Without any of that context, the publisher’s pitch for The Bone Cave sounds fairly innocuous: “A vivid account of a journey through the Scottish Highlands, The Bone Cave follows a series of folktales and myths to the places in which they’re set.” Against the backdrop of the Dark Mountain Project’s manifesto, however, it becomes clear that Strang is actually attempting something much more subversive: what he’s really doing, with The Bone Cave, is drawing on the rich heritage of the Scottish folk tradition to show us an alternative version of Scotland – one in which stories don’t just exist in the abstract, but one in which they are firmly tethered to the landscape, and where people feel bound much more closely to the land as a result.

As Strang explains in his introduction, he didn’t set out with the aim of traversing the Highlands via any established route – instead, he navigated via old folktales, and specifically folktales which reference the landscape. “I used stories as waymarks,” he writes, “and made my way between the places that held those stories according to chance and circumstance.”

Of particular interest to him is the Cailleach, the mystical “old woman of storms,” who was a key figure in the pre-industrial hunting culture of the Highlands. He begins his journey at Beinn a’ Bhric near Corrour Station, where the mythical hunter Dòmhnall Donn-shùileach was once said to have shared a meal with the Cailleach. From there he stravaigs as far north as Cranstackie, where there is a loch named after the Cailleach, and as far west as Loch Bà on the Isle of Mull, where the Cailleach, magical though she is, is supposed to have met her end. Other featured locations include the River Conon, where a group of men are said to have tried to save a traveller from a murderous kelpie, and Gleann Gailliche, where two mysterious giants once came down from the mountains and caused the glen to flourish as never before.
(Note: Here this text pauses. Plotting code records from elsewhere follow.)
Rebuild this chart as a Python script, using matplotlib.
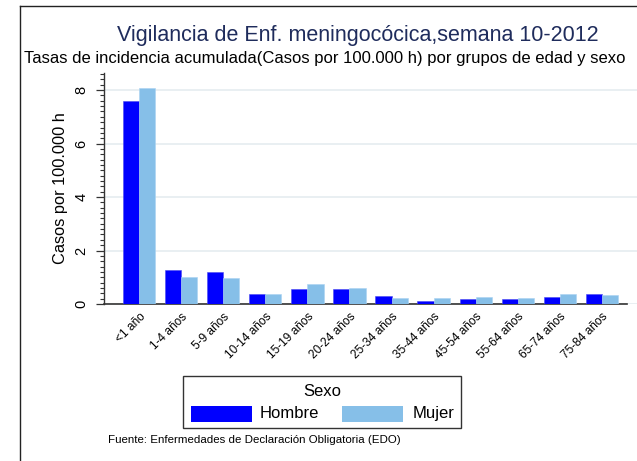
import matplotlib
matplotlib.use("Agg")
import matplotlib.pyplot as plt
import numpy as np
from matplotlib.lines import Line2D
from matplotlib.patches import Rectangle
from matplotlib.ticker import MultipleLocator

plt.rcParams['font.family'] = ['Liberation Sans', 'DejaVu Sans']

categories = ['<1 año', '1-4 años', '5-9 años', '10-14 años', '15-19 años', '20-24 años',
              '25-34 años', '35-44 años', '45-54 años', '55-64 años', '65-74 años', '75-84 años']
hombre = [7.59, 1.27, 1.18, 0.36, 0.56, 0.57, 0.30, 0.12, 0.19, 0.19, 0.27, 0.36]
mujer = [8.07, 1.01, 0.96, 0.39, 0.75, 0.59, 0.22, 0.22, 0.27, 0.21, 0.37, 0.34]
series_names = ['Hombre', 'Mujer']
colors = ['#0000FF', '#86BFE8']

W, H = 637, 461
fig = plt.figure(figsize=(W / 100, H / 100), dpi=100)

def fx(px):
    return px / W

def fy(py):
    return 1 - py / H

ax = fig.add_axes([fx(104), fy(304), fx(637) - fx(104), fy(72.7) - fy(304)])

x = np.arange(len(categories))
bw = 0.381
ax.bar(x - bw / 2, hombre, width=bw, color=colors[0], edgecolor='#4a4af0', linewidth=0.4, zorder=3)
ax.bar(x + bw / 2, mujer, width=bw, color=colors[1], edgecolor='#a9d3f2', linewidth=0.4, zorder=3)

ax.set_xlim(-0.845, 11.845)
ax.set_ylim(0, 8.65)
for s in ['top', 'right']:
    ax.spines[s].set_visible(False)
ax.spines['bottom'].set_bounds(-0.845, 11.607)
ax.spines['left'].set_color('#333333')
ax.spines['bottom'].set_color('#333333')
ax.spines['left'].set_linewidth(1.0)
ax.spines['bottom'].set_linewidth(1.2)

ax.yaxis.set_major_locator(MultipleLocator(2))
ax.yaxis.set_minor_locator(MultipleLocator(0.2))
ax.tick_params(axis='y', which='major', length=6, width=0.9, color='#333333', pad=5, labelsize=10.5)
ax.tick_params(axis='y', which='minor', length=3, width=0.8, color='#333333')
ax.set_yticks([0, 2, 4, 6, 8])
ax.set_yticklabels(['0', '2', '4', '6', '8'], rotation=90, va='center')
ax.grid(axis='y', color='#e7eef1', linewidth=1.3, zorder=0)
ax.set_axisbelow(True)

ax.set_xticks(x)
ax.set_xticklabels(categories, rotation=45, ha='right', rotation_mode='anchor', fontsize=8.6)
ax.tick_params(axis='x', length=0, pad=5)

ax.set_ylabel('Casos por 100.000 h', fontsize=11.8, labelpad=5)

# Titles
fig.text(fx(358), fy(35), 'Vigilancia de Enf. meningocócica,semana 10-2012', ha='center', va='center',
         fontsize=15.5, color='#1f2c5c')
fig.text(fx(325), fy(58), 'Tasas de incidencia acumulada(Casos por 100.000 h) por grupos de edad y sexo',
         ha='center', va='center', fontsize=12, color='black')

# Outer frame (left and top)
fig.add_artist(Line2D([fx(19.5), fx(19.5)], [0, fy(6.5)], transform=fig.transFigure, color='#222222', lw=1.0))
fig.add_artist(Line2D([fx(19.5), 1], [fy(6.5), fy(6.5)], transform=fig.transFigure, color='#222222', lw=1.0))

# Legend (manual)
fig.add_artist(Rectangle((fx(183.3), fy(428.3)), fx(461) - fx(183.3), fy(375.7) - fy(428.3),
                         transform=fig.transFigure, facecolor='white', edgecolor='#333333', lw=1.0))
fig.text(fx(322.7), fy(391.7), 'Sexo', ha='center', va='center', fontsize=12)
patch_x = [190.7, 342.3]
text_x = [259.3, 412.3]
for i, name in enumerate(series_names):
    fig.add_artist(Rectangle((fx(patch_x[i]), fy(421.7)), fx(60.8), fy(405.7) - fy(421.7),
                             transform=fig.transFigure, facecolor=colors[i], edgecolor='none'))
    fig.text(fx(text_x[i]), fy(413.7), name, ha='left', va='center', fontsize=12)

fig.text(fx(108), fy(440), 'Fuente: Enfermedades de Declaración Obligatoria (EDO)', ha='left', va='center',
         fontsize=8.25)

fig.savefig('out.png', dpi=100)
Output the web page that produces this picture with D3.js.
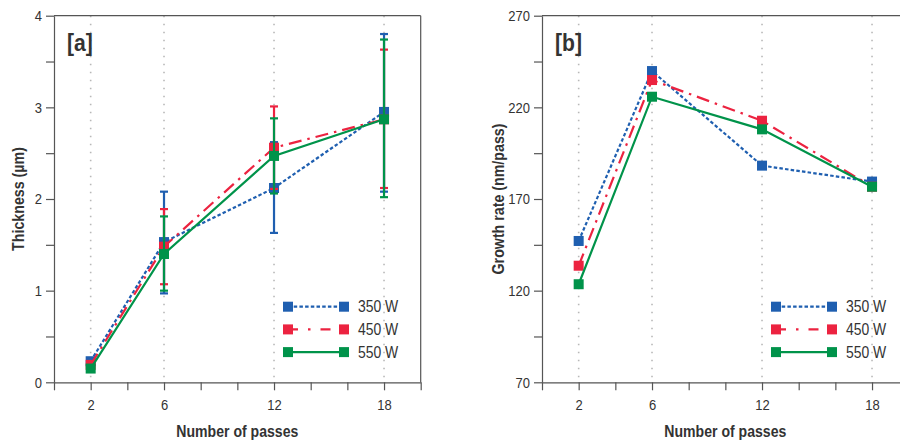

The ways in which these stories are linked to the landscape – and to the daily lives of the people who used to inhabit it – are expertly teased out by Strang. He concludes by pointing out how “biodiversity and cultural diversity go hand in hand” and how “stories, clinging on, ringing down through the years, remind us how to live in right relationship with place and with the other beings that we share place with.” His ultimate wish, he says, is to see land reform in Scotland to “continue apace”, resulting in “a land restored and re-storied.” Amen to that.